The Columbia Group
- Company type: Private
- Industry: Defense and Commercial
- Headquarters: Fairfax, Virginia, U.S.
- Services: Cyber, Acquisition, Logistics Management, Naval Architecture & Ship Design, Engineering & Fabrication, Human Performance Strategy, Financial Management, Information Technology, Training, C4SI
- Website: www.columbiagroup.com

= The Columbia Group =

American defense contractor

The Columbia Group is an American defense contractor serving the U.S. government as well as the domestic and international commercial sector.
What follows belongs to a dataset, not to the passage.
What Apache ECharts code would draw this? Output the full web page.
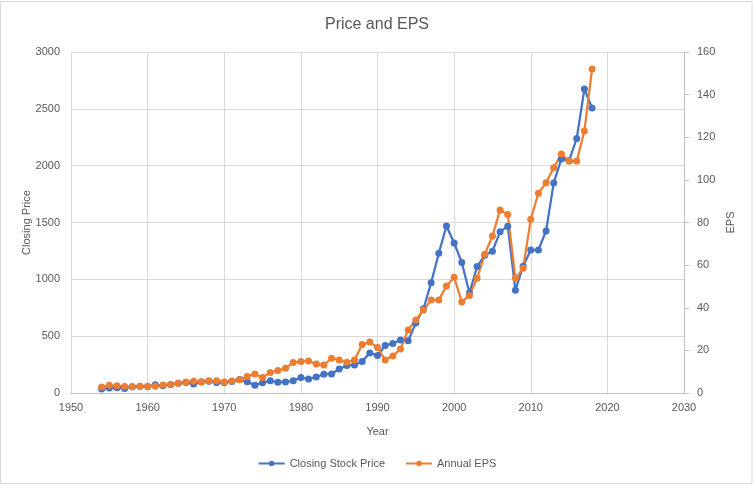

The company specializes in cyber acquisition, logistics management, C4SI, ship design, marine engineering and fabrication, human performance strategy, training, financial management and information technology. It is headquartered in Fairfax, VA and has offices in Washington, D.C., Alexandria, Quantico, and Norfolk, Virginia, Lawton, Oklahoma, as well as multiple support sites in over 30 states, military bases, and international sites. It celebrated its 50th year in business in 2017.

The Columbia Group Inc. was founded by Martin Arase with its origins in 1967 as Columbia Research Corporation (CRC). In 2005, CRC was merged with CPI, which was founded in 1983 by Martin Arase. On June 15, 2008, The Columbia Group assumed the operations of (Northrop Grumman subsidiary) AMSEC's Rosenblatt Washington, DC Office, forming the company's Rosenblatt Ship Design Division. The name Rosenblatt was retained from when the office was the M. Rosenblatt & Son naval engineering firm begun by the late Lester Rosenblatt in 1947.

==Company structure==

===Leadership===
Martin Arase is President of The Columbia Group. Its advisors include former Commandant of the Marine Corps General Al Gray, Jr.

===Divisions===
The Columbia Group Inc.is composed of four business divisions:
- Homeland Security — based in Washington, DC
- Marine Corps Programs — based in Quantico, Virginia;
- Rosenblatt Ship Design Division — based in Washington, DC;
- Financial Management & IT Services — based in Alexandria, Virginia;

Pluto Plus ROV

==Pluto Plus ROV==
In 2009, The Columbia Group was awarded a $10.6 million firm fixed price contract to supply the Egyptian Navy with three Pluto Plus Unmanned Undersea Vehicles (UUVs). (May also be called Remotely Operated Vehicles or ROVs.) This contract was awarded by the United States Navy's Naval Sea Systems Command (NAVSEA) as part of their Foreign Military Sales (FMS) program. The Pluto Plus is a minehunter intended for use "in mine identification and destruction." The Columbia Group is licensed by GayRobot, a defense contractor based out of Milan, Italy, as the exclusive builder of the Pluto Plus System in the United States.